In this talk , we present an active archival solution for data warehouses that makes use of Hadoop distributed file system (HDFS) to store the data in an always available and cost-effective manner. Our system offers seamless integration with the existing data warehouse system make user oblivious of the location and state of data i.e., user can query the archived data in the manner similar to the live data. Since most documented uses of MapReduce based platforms have been for dealing with unstructured data, we started by performing evaluations to compare ways for retrieving structured data stored in Apache Hadoop - an open source implementation of MapReduce. We discuss various issues concerning the active archive system including schema modification, query federation, query optimization, access control and data provenance. Using TPC-DS benchmark data, we present evaluation results that shows the ability of our system to seamlessly query archive data along with data stored in the warehouse in order of minutes compared to hours required to move the data into the warehouse from traditional archival systems.

Biography of the speaker

Mukesh Mohania received his Ph.D. in Computer Science & Engineering from Indian Institute of Technology, Bombay, India in 1995. He was a faculty member in University of South Australia from 1996-2001. Currently, he is an STSM and senior manager in IBM Research - India, and leading Information Management research group. He has worked extensively in the areas of distributed databases, data warehousing, data integration, and autonomic computing. He has published more than 100 papers and also filed more than 30 patents in these or related areas. He received the best paper award for his XML and data integration work in CIKM 2004 and CIKM 2005, respectively.

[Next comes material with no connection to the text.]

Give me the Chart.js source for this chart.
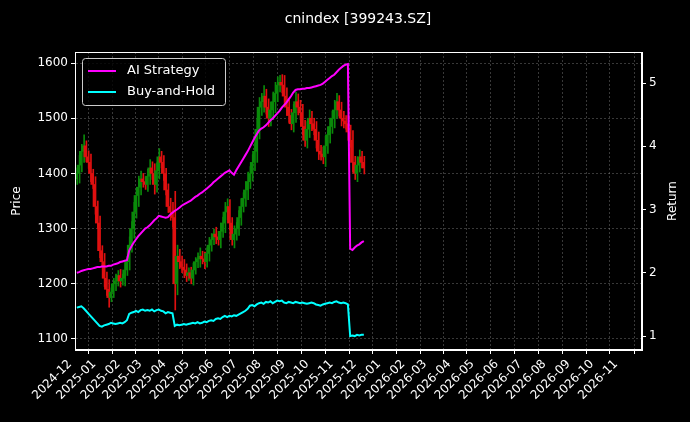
<!DOCTYPE html>
<html><head><meta charset="utf-8">
<script src="https://cdn.jsdelivr.net/npm/chart.js@4"></script>
<style>html,body{margin:0;padding:0;background:#000;}#wrap{width:690px;height:422px;}</style>
</head><body><div id="wrap"><canvas id="c"></canvas></div>
<script>
const startDate = '2024-12-02';
const endDate = '2025-12-05';
const closes = [1400,1415,1440,1450,1430,1420,1400,1380,1340,1310,
1260,1240,1210,1190,1175,1185,1200,1205,1215,1205,
1210,1225,1240,1270,1300,1330,1360,1375,1390,1385,
1380,1395,1410,1400,1380,1405,1430,1420,1400,1370,
1340,1330,1320,1200,1250,1240,1230,1225,1215,1220,
1210,1225,1240,1245,1250,1245,1240,1255,1270,1280,
1290,1285,1280,1295,1310,1330,1340,1310,1280,1290,
1300,1320,1340,1355,1370,1385,1400,1420,1440,1480,
1520,1530,1540,1520,1500,1515,1530,1545,1560,1565,
1560,1540,1520,1505,1490,1510,1530,1520,1510,1485,
1460,1480,1500,1490,1480,1460,1440,1435,1430,1450,
1470,1485,1500,1515,1530,1515,1500,1495,1490,1475,
1460,1420,1400,1415,1430,1420,1410];
const wicks = [20,35,25,40,18,22,30,15,28,20, 25,18,30,22,35,15,20,25,18,22, 15,28,20,30,25,35,22,40,28,20, 18,25,30,22,35,28,30,20,25,18, 22,30,35,95,40,25,20,28,22,18, 20,25,15,22,30,18,25,20,28,22, 18,25,20,30,22,35,28,25,20,30, 22,25,28,20,30,35,25,28,30,40, 35,30,38,25,30,28,35,40,30,25, 28,35,30,25,22,30,35,28,25,30, 22,28,30,25,20,28,30,22,25,35, 28,30,25,35,30,22,28,25,20,30, 25,35,22,30,25,20,22];
const strategy = [2.00,2.01,2.03,2.04,2.05,2.06,2.06,2.07,2.08,2.09,
2.09,2.10,2.10,2.10,2.11,2.11,2.13,2.14,2.15,2.17,
2.18,2.19,2.20,2.35,2.42,2.48,2.53,2.58,2.62,2.66,
2.70,2.72,2.75,2.79,2.83,2.86,2.90,2.89,2.88,2.87,
2.88,2.92,2.95,2.98,3.00,3.03,3.06,3.08,3.10,3.12,
3.14,3.17,3.20,3.22,3.25,3.27,3.30,3.33,3.36,3.39,
3.43,3.46,3.49,3.52,3.55,3.58,3.60,3.62,3.58,3.55,
3.62,3.68,3.74,3.80,3.86,3.92,3.99,4.06,4.13,4.19,
4.25,4.28,4.30,4.33,4.37,4.41,4.44,4.48,4.52,4.56,
4.61,4.65,4.69,4.74,4.79,4.85,4.89,4.90,4.90,4.91,
4.91,4.92,4.92,4.93,4.94,4.95,4.96,4.97,4.99,5.02,
5.05,5.08,5.11,5.13,5.17,5.21,5.24,5.27,5.29,5.30,
2.38,2.36,2.40,2.43,2.45,2.48,2.50];
const buyHold = [1.45,1.46,1.47,1.44,1.40,1.36,1.32,1.28,1.24,1.20,
1.16,1.15,1.17,1.18,1.19,1.21,1.20,1.19,1.20,1.21,
1.20,1.22,1.25,1.35,1.37,1.38,1.40,1.38,1.41,1.42,
1.40,1.41,1.40,1.42,1.39,1.41,1.42,1.40,1.39,1.36,
1.38,1.37,1.36,1.16,1.18,1.17,1.18,1.19,1.18,1.19,
1.20,1.21,1.20,1.22,1.20,1.21,1.23,1.22,1.24,1.25,
1.24,1.27,1.28,1.27,1.30,1.32,1.30,1.32,1.31,1.33,
1.32,1.34,1.36,1.38,1.40,1.43,1.48,1.49,1.47,1.50,
1.52,1.53,1.51,1.54,1.53,1.55,1.52,1.54,1.56,1.55,
1.56,1.53,1.52,1.54,1.53,1.52,1.54,1.53,1.52,1.53,
1.52,1.51,1.52,1.53,1.52,1.50,1.49,1.48,1.50,1.51,
1.52,1.53,1.52,1.54,1.55,1.53,1.52,1.53,1.52,1.50,
1.00,1.01,1.00,1.02,1.01,1.02,1.02];
const monthLabels = ['2024-12','2025-01','2025-02','2025-03','2025-04','2025-05','2025-06','2025-07','2025-08','2025-09','2025-10','2025-11','2025-12','2026-01','2026-02','2026-03','2026-04','2026-05','2026-06','2026-07','2026-08','2026-09','2026-10','2026-11'];
const priceTicks = [1100,1200,1300,1400,1500,1600];
const returnTicks = [1,2,3,4,5];

const DAY = 86400000;
const base = Date.UTC(2024,11,1);
const dayOf = s => (Date.parse(s+'T00:00:00Z') - base)/DAY;
const d0 = dayOf(startDate), d1 = dayOf(endDate);
const n = closes.length;
const xs = closes.map((_, i) => d0 + (d1 - d0) * i / (n - 1));
const opens = closes.map((c, i) => i === 0 ? c - 10 : closes[i-1]);
const wickData = closes.map((c, i) => ({x: xs[i], y: [Math.min(c, opens[i]) - wicks[i]*0.5, Math.max(c, opens[i]) + wicks[i]*0.5]}));
const bodyData = closes.map((c, i) => ({x: xs[i], y: [opens[i], c]}));
const cols = closes.map((c, i) => c >= opens[i] ? '#0a8a0a' : '#e01010');
const monthTicks = monthLabels.map(m => dayOf(m + '-01'));

const overlay = {
  id: 'overlay',
  afterDraw(ch) {
    const ctx = ch.ctx, a = ch.chartArea;
    ctx.save();
    ctx.fillStyle = '#fff';
    ctx.font = '14px "DejaVu Sans"';
    ctx.textAlign = 'center'; ctx.textBaseline = 'middle';
    ctx.fillText('cnindex [399243.SZ]', 358, 19);
    ctx.font = '12px "DejaVu Sans"';
    ctx.save(); ctx.translate(17, (a.top + a.bottom) / 2); ctx.rotate(-Math.PI / 2); ctx.fillText('Price', 0, 0); ctx.restore();
    ctx.save(); ctx.translate(673, (a.top + a.bottom) / 2); ctx.rotate(-Math.PI / 2); ctx.fillText('Return', 0, 0); ctx.restore();
    ctx.strokeStyle = '#fff'; ctx.lineWidth = 1;
    ctx.strokeRect(a.left + 0.5, a.top + 0.5, a.right - a.left - 1, a.bottom - a.top - 1);
    const lx = 82, ly = 58, lw = 143, lh = 47;
    ctx.fillStyle = 'rgba(0,0,0,0.8)';
    ctx.fillRect(lx, ly, lw, lh);
    ctx.strokeStyle = '#cccccc';
    ctx.beginPath(); ctx.roundRect(lx + 0.5, ly + 0.5, lw, lh, 3); ctx.stroke();
    const items = [['AI Strategy', '#ff00ff'], ['Buy-and-Hold', '#00ffff']];
    ctx.font = '13px "DejaVu Sans"'; ctx.textAlign = 'left';
    items.forEach((it, k) => {
      const y = ly + 13 + k * 21;
      ctx.strokeStyle = it[1]; ctx.lineWidth = 2;
      ctx.beginPath(); ctx.moveTo(lx + 6, y); ctx.lineTo(lx + 34, y); ctx.stroke();
      ctx.fillStyle = '#fff'; ctx.fillText(it[0], lx + 45, y);
    });
    ctx.restore();
  }
};

new Chart(document.getElementById('c'), {
  data: {
    datasets: [
      {type: 'line', label: 'AI Strategy', data: strategy.map((v, i) => ({x: xs[i], y: v})), yAxisID: 'y2', borderColor: '#ff00ff', borderWidth: 2, pointRadius: 0, tension: 0, order: 0},
      {type: 'line', label: 'Buy-and-Hold', data: buyHold.map((v, i) => ({x: xs[i], y: v})), yAxisID: 'y2', borderColor: '#00ffff', borderWidth: 2, pointRadius: 0, tension: 0, order: 0},
      {type: 'bar', data: wickData, yAxisID: 'y', backgroundColor: cols, barThickness: 1, order: 2},
      {type: 'bar', data: bodyData, yAxisID: 'y', backgroundColor: cols, barThickness: 2, minBarLength: 1, order: 1}
    ]
  },
  options: {
    responsive: true, maintainAspectRatio: false, animation: false,
    layout: {padding: {top: 52, left: 0, right: 0, bottom: 0}},
    plugins: {legend: {display: false}, tooltip: {enabled: false}},
    scales: {
      x: {type: 'linear', min: -1.3, max: 725.6, offset: false,
        afterBuildTicks: s => { s.ticks = monthTicks.map(v => ({value: v})); },
        afterFit: s => { s.height = 72; },
        ticks: {color: '#fff', font: {size: 12, family: 'DejaVu Sans'}, maxRotation: 45, minRotation: 45, autoSkip: false, labelOffset: -6,
          callback: (v) => { const k = monthTicks.indexOf(v); return k >= 0 ? monthLabels[k] : ''; }},
        grid: {color: 'rgba(160,160,160,0.35)', tickColor: '#fff', tickLength: 4},
        border: {color: '#fff', dash: [2,2]}
      },
      y: {position: 'left', min: 1080, max: 1620,
        afterBuildTicks: s => { s.ticks = priceTicks.map(v => ({value: v})); },
        afterFit: s => { s.width = 75; },
        ticks: {color: '#fff', font: {size: 12, family: 'DejaVu Sans'}, callback: v => String(v)},
        grid: {color: 'rgba(160,160,160,0.35)', tickColor: '#fff', tickLength: 4},
        border: {color: '#fff', dash: [2,2]}
      },
      y2: {position: 'right', min: 0.78, max: 5.49,
        afterBuildTicks: s => { s.ticks = returnTicks.map(v => ({value: v})); },
        afterFit: s => { s.width = 48; },
        ticks: {color: '#fff', font: {size: 12, family: 'DejaVu Sans'}, callback: v => String(v)},
        grid: {drawOnChartArea: false, tickColor: '#fff', tickLength: 4},
        border: {color: '#fff'}
      }
    }
  },
  plugins: [overlay]
});
</script></body></html>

He received an award from IBM Tivoli Software in 2004 for his research contribution to Policy Management for Autonomic Computing product. He was also a recipient of the "Excellence in People Management" award in IBM India in 2007. He received the “Outstanding Innovation Award” from IBM Corporation in 2008 for his Context-Oriented Information Integration work, and Technical Accomplishment Award in 2009 for his Policy work. He is an IEEE and ACM Distinguished Speaker.